The Grid as the Global Economy: An Interconnected System

A crossword puzzle is not a collection of independent questions; it is a system. The answer to 1-Across directly influences the possibilities for 2-Down, 3-Down, and so on. A single incorrect entry can cause a cascade of errors, making entire sections of the puzzle unsolvable. This intricate dependency is a mirror image of our modern global economy.

Consider the relationship between central banking policy and the broader market. When a central bank, like the U.S. Federal Reserve, adjusts interest rates, it’s not an isolated event. This single “answer” sends ripples across the entire financial grid:

  • Equity Markets: Higher rates can make borrowing more expensive for companies, potentially squeezing profit margins and impacting the stock market.
  • Bond Markets: Existing bonds with lower yields become less attractive, affecting their market price.
  • Currency Exchange: A rate hike can strengthen a nation’s currency, impacting international trade and the profitability of multinational corporations.
  • Consumer Behavior: The cost of mortgages and loans increases, influencing spending and the housing market.

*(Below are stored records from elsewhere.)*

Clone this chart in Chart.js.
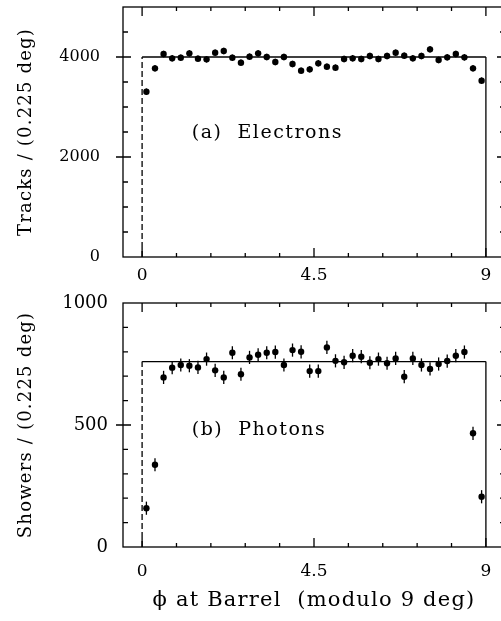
<!DOCTYPE html>
<html>
<head>
<meta charset="utf-8">
<script src="https://cdn.jsdelivr.net/npm/chart.js@4.4.1/dist/chart.umd.min.js"></script>
<style>
  html, body { margin: 0; padding: 0; background: #fff; overflow: hidden; }
  .panel { position: absolute; left: 0; width: 520px; }
  #top { top: 0; height: 290px; }
  #bottom { top: 290px; height: 331px; }
</style>
</head>
<body>
<div class="panel" id="top"><canvas id="electrons"></canvas></div>
<div class="panel" id="bottom"><canvas id="photons"></canvas></div>
<script>
// phi bins of 0.225 deg over one 9 deg module
const binWidth = 0.225;
const acceptance = [0, 9];
const xTickValues = [0, 4.5, 9];

// (a) electrons, tracks per bin
const electronTracks = [
  3306, 3773, 4060, 3973, 3987, 4073, 3967, 3953, 4087, 4120,
  3987, 3887, 4007, 4073, 4000, 3900, 4000, 3860, 3727, 3753,
  3873, 3807, 3787, 3960, 3973, 3960, 4020, 3960, 4020, 4087,
  4027, 3973, 4020, 4153, 3940, 3993, 4060, 3993, 3773, 3527,
];
const electronErr = 65;
const electronLevel = 4000;
const electronTicks = [0, 2000, 4000];

// (b) photons, showers per bin
const photonShowers = [
  159, 337, 695, 735, 746, 743, 736, 770, 724, 695,
  796, 708, 777, 788, 796, 799, 746, 807, 800, 721,
  721, 818, 763, 757, 784, 780, 755, 770, 753, 773,
  698, 773, 746, 730, 750, 762, 784, 799, 466, 206,
];
const photonErr = 27;
const photonLevel = 760;
const photonTicks = [0, 500, 1000];

const phiCenters = electronTracks.map((_, i) => (i + 0.5) * binWidth);

const FONT = "'DejaVu Serif', 'Liberation Serif', serif";
Chart.defaults.font.family = FONT;
Chart.defaults.color = "#000";

// frame with inward ticks, error bars, panel label
const framePlugin = {
  id: "frame",
  beforeDraw(chart) {
    chart.ctx.letterSpacing = "1.2px"; // axis titles only
  },
  beforeDatasetsDraw(chart) {
    chart.ctx.letterSpacing = "0px";
  },
  afterDatasetsDraw(chart) {
    const ctx = chart.ctx;
    const y = chart.scales.y;
    chart.data.datasets.forEach((ds, i) => {
      if (!ds.yErr) return;
      ctx.save();
      ctx.strokeStyle = "#000";
      ctx.lineWidth = 1.3;
      chart.getDatasetMeta(i).data.forEach((pt, j) => {
        const v = ds.data[j].y;
        ctx.beginPath();
        ctx.moveTo(pt.x, y.getPixelForValue(v - ds.yErr));
        ctx.lineTo(pt.x, y.getPixelForValue(v + ds.yErr));
        ctx.stroke();
      });
      ctx.restore();
    });
  },
  afterDraw(chart, args, opts) {
    const { ctx, chartArea: a } = chart;
    const { x, y } = chart.scales;
    ctx.save();
    ctx.strokeStyle = "#000";
    ctx.lineWidth = 1.3;
    ctx.strokeRect(a.left, a.top, a.right - a.left, a.bottom - a.top);
    ctx.beginPath();
    for (let k = 0; k <= 10; k++) {
      const px = x.getPixelForValue(k * 0.9);
      const len = k % 5 === 0 ? 9 : 4;
      ctx.moveTo(px, a.bottom);
      ctx.lineTo(px, a.bottom - len);
      ctx.moveTo(px, a.top);
      ctx.lineTo(px, a.top + len);
    }
    for (let v = opts.yMinor; v < y.max; v += opts.yMinor) {
      const py = y.getPixelForValue(v);
      const major = v % opts.yMajor === 0;
      ctx.moveTo(a.left - (major ? 7 : 0), py);
      ctx.lineTo(a.left + (major ? 8 : 5), py);
      ctx.moveTo(a.right, py);
      ctx.lineTo(a.right - (major ? 8 : 5), py);
    }
    ctx.stroke();

    ctx.letterSpacing = "1.5px";
    ctx.font = "19px " + FONT;
    ctx.fillStyle = "#000";
    ctx.textBaseline = "middle";
    ctx.fillText(opts.label, x.getPixelForValue(opts.labelAt[0]), y.getPixelForValue(opts.labelAt[1]));
    ctx.restore();
  },
};

function noPad(s) {
  s.paddingTop = 0;
  s.paddingBottom = 0;
  s.paddingLeft = 0;
  s.paddingRight = 0;
}

function makePanel(id, values, err, level, p) {
  return new Chart(document.getElementById(id), {
    type: "scatter",
    data: {
      datasets: [
        {
          data: phiCenters.map((phi, i) => ({ x: phi, y: values[i] })),
          yErr: err,
          pointRadius: 3.2,
          pointBackgroundColor: "#000",
          pointBorderWidth: 0,
        },
        {
          type: "line",
          data: [
            { x: acceptance[0], y: 0 },
            { x: acceptance[0], y: level },
            { x: acceptance[1], y: level },
            { x: acceptance[1], y: 0 },
          ],
          borderColor: "#000",
          borderWidth: 1.3,
          pointRadius: 0,
          fill: false,
          segment: {
            borderDash: (c) => (c.p0DataIndex === 1 ? undefined : [6, 3]),
          },
        },
      ],
    },
    options: {
      responsive: true,
      maintainAspectRatio: false,
      animation: false,
      layout: { padding: { top: p.padTop, right: 15, left: 0, bottom: 0 } },
      plugins: {
        legend: false,
        tooltip: { enabled: false },
        frame: { yMinor: p.yMinor, yMajor: p.yMajor, label: p.label, labelAt: p.labelAt },
      },
      scales: {
        x: {
          type: "linear",
          min: -0.5,
          max: 9.5,
          grid: { display: false, drawTicks: false },
          border: { display: false },
          afterBuildTicks: (s) => {
            s.ticks = xTickValues.map((v) => ({ value: v }));
          },
          ticks: {
            z: 1,
            padding: p.xPad,
            autoSkip: false,
            maxRotation: 0,
            font: { size: 17 },
            callback: (v) => String(v),
          },
          title: {
            display: !!p.xTitle,
            text: p.xTitle,
            font: { size: 21 },
            padding: { top: 0, bottom: 8 },
          },
          afterFit: (s) => {
            s.height = p.xHeight;
            noPad(s);
          },
        },
        y: {
          min: 0,
          max: p.yMax,
          grid: { display: false, drawTicks: false },
          border: { display: false },
          afterBuildTicks: (s) => {
            s.ticks = p.yTicks.map((v) => ({ value: v }));
          },
          ticks: {
            z: 1,
            padding: p.yPad,
            font: { size: p.yFont },
            callback: (v) => String(v),
          },
          title: {
            display: true,
            text: p.yTitle,
            font: { size: 18 },
            padding: { top: 16, bottom: 0 },
          },
          afterFit: (s) => {
            s.width = 123;
            noPad(s);
          },
        },
      },
    },
    plugins: [framePlugin],
  });
}

const electronChart = makePanel("electrons", electronTracks, electronErr, electronLevel, {
  padTop: 7,
  xHeight: 33,
  xPad: 8,
  yMax: 5000,
  yTicks: electronTicks,
  yMinor: 500,
  yMajor: 2000,
  yPad: 23,
  yFont: 16,
  yTitle: "Tracks / (0.225 deg)",
  label: "(a)  Electrons",
  labelAt: [1.3, 2480],
});

const photonChart = makePanel("photons", photonShowers, photonErr, photonLevel, {
  padTop: 13,
  xHeight: 74,
  xPad: 14,
  xTitle: "\u03d5 at Barrel  (modulo 9 deg)",
  yMax: 1000,
  yTicks: photonTicks,
  yMinor: 100,
  yMajor: 500,
  yPad: 15,
  yFont: 18,
  yTitle: "Showers / (0.225 deg)",
  label: "(b)  Photons",
  labelAt: [1.3, 480],
});
</script>
</body>
</html>
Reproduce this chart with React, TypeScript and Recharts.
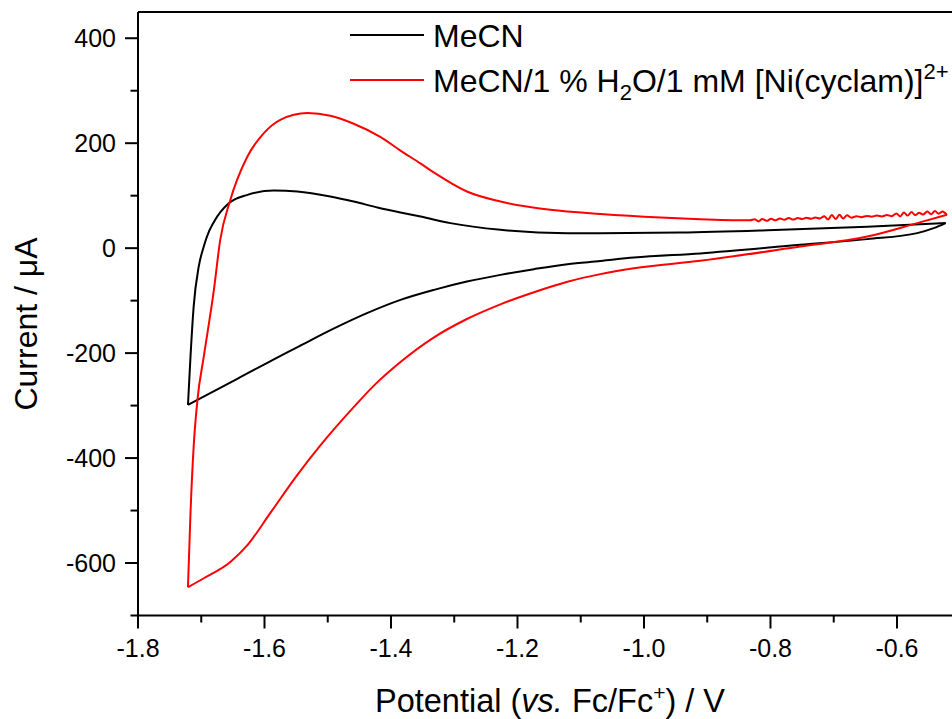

Just as a crossword solver must think several steps ahead, a savvy investor understands that no piece of financial news exists in a vacuum. A geopolitical event in one corner of the world can affect commodity prices globally, a breakthrough in financial technology can disrupt traditional banking, and a shift in consumer sentiment can redefine entire industries. The world’s economies are more interlinked than ever, with supply chains, capital flows, and policy decisions creating a complex web of cause and effect. A 2022 report by the International Monetary Fund highlighted how shocks in major economies, such as the US or China, have increasingly significant spillovers for emerging markets (source). To succeed, one must see the entire grid, not just the single clue in front of them.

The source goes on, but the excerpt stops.